Overall, I liked this book. It's right on and serves as a great introduction if you are new to routers. It's well laid out and has great chapters on the different types of routers, what to look for when purchasing. etc. It gives a nice comparison to aid you in determining which of the three basic types of routers is for you (If you haven't bought one yet). The book has super chapters on Basic Operations and the Joinery section is quite good, too. If you are completely new to routers or if you have garnered information piecemeal from reading posts in woodworking forums, this book walks you through the basics very nicely and completes the picture on topics like motor options, adapter sleeves for collets, guide bushings, how much wood to take off for the first cut, how to plunge, etc.
He provides great insight that only an accomplished router user and woodworker can: Variations in bit shank diameters, horizontal versus vertical panel-raising bits, using woodworking double-sided tape instead of carpet tape and safety. I truly like how he routinely brings safety to the forefront and doesn't just have it set off in a chapter by itself where it is presented and then forgotten. He also shows how to make easy safety devices and jigs without much effort.
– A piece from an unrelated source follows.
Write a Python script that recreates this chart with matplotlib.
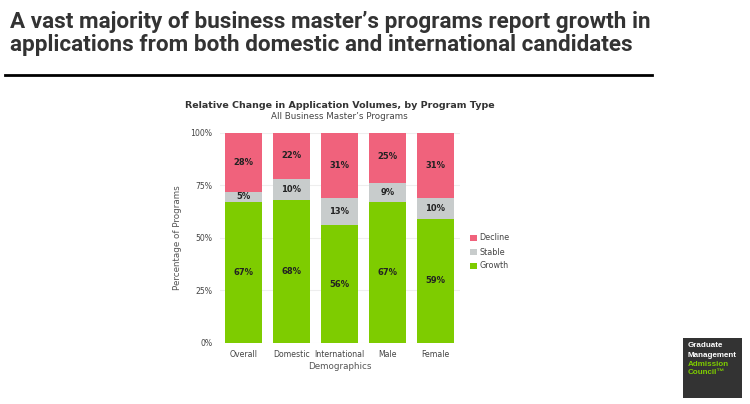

A couple of caveats about the book so that you won't have any surprises if you decide to pick this up: The author expects you to have some basic knowledge about woodworking. There are sentences such as this one in the first chapter, "The plunge router is the best choice for routing mortises..." He doesn't explain what a mortise is as he expects you to know. So, if you know what mortises, beading, rabbets, bird's-mouth joints, drawer lock joints, finger joints, coreboxes, stiles and rails are, or if you don't mind looking them up as you read, then you won't be put off as you read. I hasten to add that this terminology is pretty much thrown at you in Section 2, when he introduces different types of bits and what they do. For some of these joints, he provides page references to sections further into the book where he explains how to accomplish these joints/items so, you can glance ahead to see what he's writing about. After this chapter 2, the term-slinging disappears and he wholly explains each topic and provides descriptions and diagrams for new terms right then and there. The only term that is not explained anywhere in the book that needs to be is, "climb cut." The extent of this discussion was "Don't do this!" but it is left to the reader to interpret what a climb cut is. A more through presentation of this is a must in any introductory router book. I should hope that in the next edition, a more obvious description and the requisite cautionary notes are discussed.
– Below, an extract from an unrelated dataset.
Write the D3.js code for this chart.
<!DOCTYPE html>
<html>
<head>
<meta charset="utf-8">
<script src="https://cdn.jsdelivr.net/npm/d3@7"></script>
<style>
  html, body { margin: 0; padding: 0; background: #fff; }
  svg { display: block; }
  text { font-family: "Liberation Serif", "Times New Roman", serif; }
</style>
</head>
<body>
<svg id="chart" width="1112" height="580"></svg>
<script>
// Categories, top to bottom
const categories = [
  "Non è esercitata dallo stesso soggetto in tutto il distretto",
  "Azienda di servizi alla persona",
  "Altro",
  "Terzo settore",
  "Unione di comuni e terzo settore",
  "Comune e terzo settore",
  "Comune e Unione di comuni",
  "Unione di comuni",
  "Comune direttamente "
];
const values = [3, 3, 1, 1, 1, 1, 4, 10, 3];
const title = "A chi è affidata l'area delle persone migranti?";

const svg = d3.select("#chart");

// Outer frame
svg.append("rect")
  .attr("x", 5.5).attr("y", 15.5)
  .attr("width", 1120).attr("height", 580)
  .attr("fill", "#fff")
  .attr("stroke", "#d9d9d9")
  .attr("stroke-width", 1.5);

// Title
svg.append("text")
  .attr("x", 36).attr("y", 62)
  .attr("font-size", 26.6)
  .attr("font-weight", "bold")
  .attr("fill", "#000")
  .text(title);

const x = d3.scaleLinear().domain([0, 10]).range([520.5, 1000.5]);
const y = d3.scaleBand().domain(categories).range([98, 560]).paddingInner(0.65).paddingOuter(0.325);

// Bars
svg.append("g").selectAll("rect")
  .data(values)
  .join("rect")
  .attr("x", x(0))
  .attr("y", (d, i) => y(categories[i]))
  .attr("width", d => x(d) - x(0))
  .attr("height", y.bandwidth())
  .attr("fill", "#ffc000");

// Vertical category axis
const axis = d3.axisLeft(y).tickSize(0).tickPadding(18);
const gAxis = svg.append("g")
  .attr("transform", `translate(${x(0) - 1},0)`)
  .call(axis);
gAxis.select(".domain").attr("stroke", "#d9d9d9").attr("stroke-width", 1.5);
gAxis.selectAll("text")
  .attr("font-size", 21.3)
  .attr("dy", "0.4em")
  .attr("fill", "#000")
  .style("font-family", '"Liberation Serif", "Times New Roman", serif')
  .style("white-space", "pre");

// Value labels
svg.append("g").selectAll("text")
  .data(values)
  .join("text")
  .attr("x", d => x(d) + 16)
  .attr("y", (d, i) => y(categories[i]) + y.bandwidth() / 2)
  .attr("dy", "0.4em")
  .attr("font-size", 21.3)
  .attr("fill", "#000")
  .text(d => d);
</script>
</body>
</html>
There is also some contradictory information. For example, Bird mentions a couple of times that bit with a skewed flute will cut more cleanly. He states this on one page and on the same page has a photo of a non-skewed rabbet bit with the caption, "This large rabbet bit can make smooth rabbets..."
The photography was all professionally done and is equal to that of other Taunton publications. There are numerous photos and captions for each topic. Diagrams were nice and clear. I will probably be taken to task on this, but I didn't always understand what I was supposed to be seeing in each photo. Some photos, I thought, were taken from too far away and others were zoomed in too close to understand what the author was trying to convey. I wish the pencil had made an appearance in more photos, pointing out what I was supposed to be seeing. After reading a confusing section, I just went through the photos and captions again, which aided in digesting it.
So, this review may seem a tad harsh but I did enjoy the book. I definitely got a lot out of it and I truly enjoyed how Bird really explained things well and made all the jumbled pieces I had floating around in my head fit together and solidified my knowledge base. It's a very good read and an excellent intro book. Even if you know a bit about routers, I bet you can breeze through this and glean a little of Lonnie's knowledge. I'm glad to have it on my shelf.